Soft Machine - Live At The Baked Potato

Kev Rowland, Soft Machine - Live At The Baked Potato

The tale of the history of Soft Machine is complex, with spin-off bands aplenty, and a gap of 37 years between releases under the original name, yet in many ways that is somehow apt given the complexity and groundbreaking nature of their music. Three of this line-up were members of the band back in the Seventies, namely - John Etheridge (guitar), Roy Babbington (bass) and John Marshall (drums), while Theo Travis (sax, flute, electric piano) had been a member of Soft Machine Legacy since 2006. When Roy joined that band in 2009, the quartet formed such a bond that in 2015 they felt they could drop the “Legacy” element, and in 2018 released ‘Hidden Details’, the first new Soft Machine studio album since 1981’s ‘Land of Cockayne’.

Recorded live at The Baked Potato, February 1st, 2020, during the Soft Machine's 50th Anniversary World Tour 2019/2020, this was their first return to LA since opening for Jimi Hendrix at the Hollywood Bowl on September 14th, 1968, so it had been a while.

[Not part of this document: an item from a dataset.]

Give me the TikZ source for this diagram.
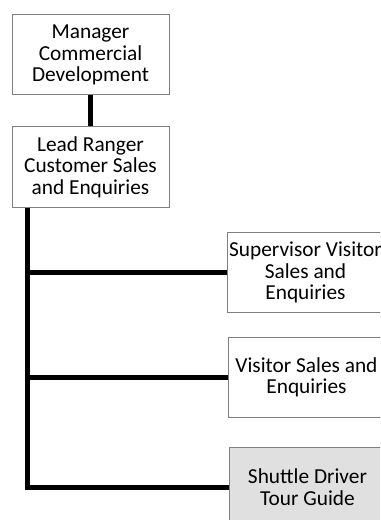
\documentclass[tikz,border=0pt]{standalone}
\usepackage{fontspec}
\setmainfont{Carlito}
\begin{document}
\begin{tikzpicture}[
  x=0.75pt, y=-0.75pt,
  orgbox/.style={draw=black!50, fill=white, rectangle, line width=0.75pt,
                 minimum width=117.75pt, minimum height=60pt, align=center,
                 inner sep=1pt, font=\fontsize{16}{16}\selectfont},
  shadedbox/.style={orgbox, fill=black!12},
  orgline/.style={-, line width=3.75pt, black}
]
\clip (0,0) rectangle (380,520);
\fill[white] (0,0) rectangle (380,520);

\node[orgbox] (mgr) at (90.5,55) {Manager\\Commercial\\Development};
\node[orgbox] (lead) at (90.5,167) {Lead Ranger\\Customer Sales\\and Enquiries};
\node[orgbox] (sup) at (305.5,272.5) {Supervisor Visitor\\Sales and\\Enquiries};
\node[orgbox] (vis) at (306.5,377) {Visitor Sales and\\Enquiries};
\node[shadedbox] (shut) at (307.5,487) {Shuttle Driver\\Tour Guide};

\coordinate (spine) at ([xshift=12pt]lead.south west);

\draw[orgline] (mgr) -- (lead);
\draw[orgline] (spine) |- (sup);
\draw[orgline] (spine) |- (vis);
\draw[orgline] (spine) |- (shut);
\end{tikzpicture}
\end{document}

Listening to the energy coming from the stage it is hard to realise just how old these guys are, with Theo Travis being the youngster as he is only in his late fifties, while Roy and John Marshall were only just in their seventies when this was recorded, and are both now in their eighties, while John Etheridge is also in his seventies. This album shows just how great music and great musicians are somehow timeless, and when Etheridge lets rip, he really shows the youngsters what can be done on a guitar when you have spent so many years mastering it. Travis provides the musical glue which allows the Etheridge the room to play, but it is the rhythm section which keeps it all so controlled and on point at all times.

As well as tunes from the latest album, we of course also get plenty of classics from the Seventies, including “Out-Bloody-Rageous”, “Hazard Profile”, “Kings And Queens”, “The Tale Of Taliesin” and “The Man Who Waved At Trains”, but it does not matter if they are playing old or new, as there is a seamless and ageless quality. At times delicate, at others rumbunctious, this is the absolute highest quality, which one would expect from Soft Machine. Any serious proghead or jazz lover will have at least some Soft Machine albums in their collection: this should be added, as music as good as this needs the recognition it deserves.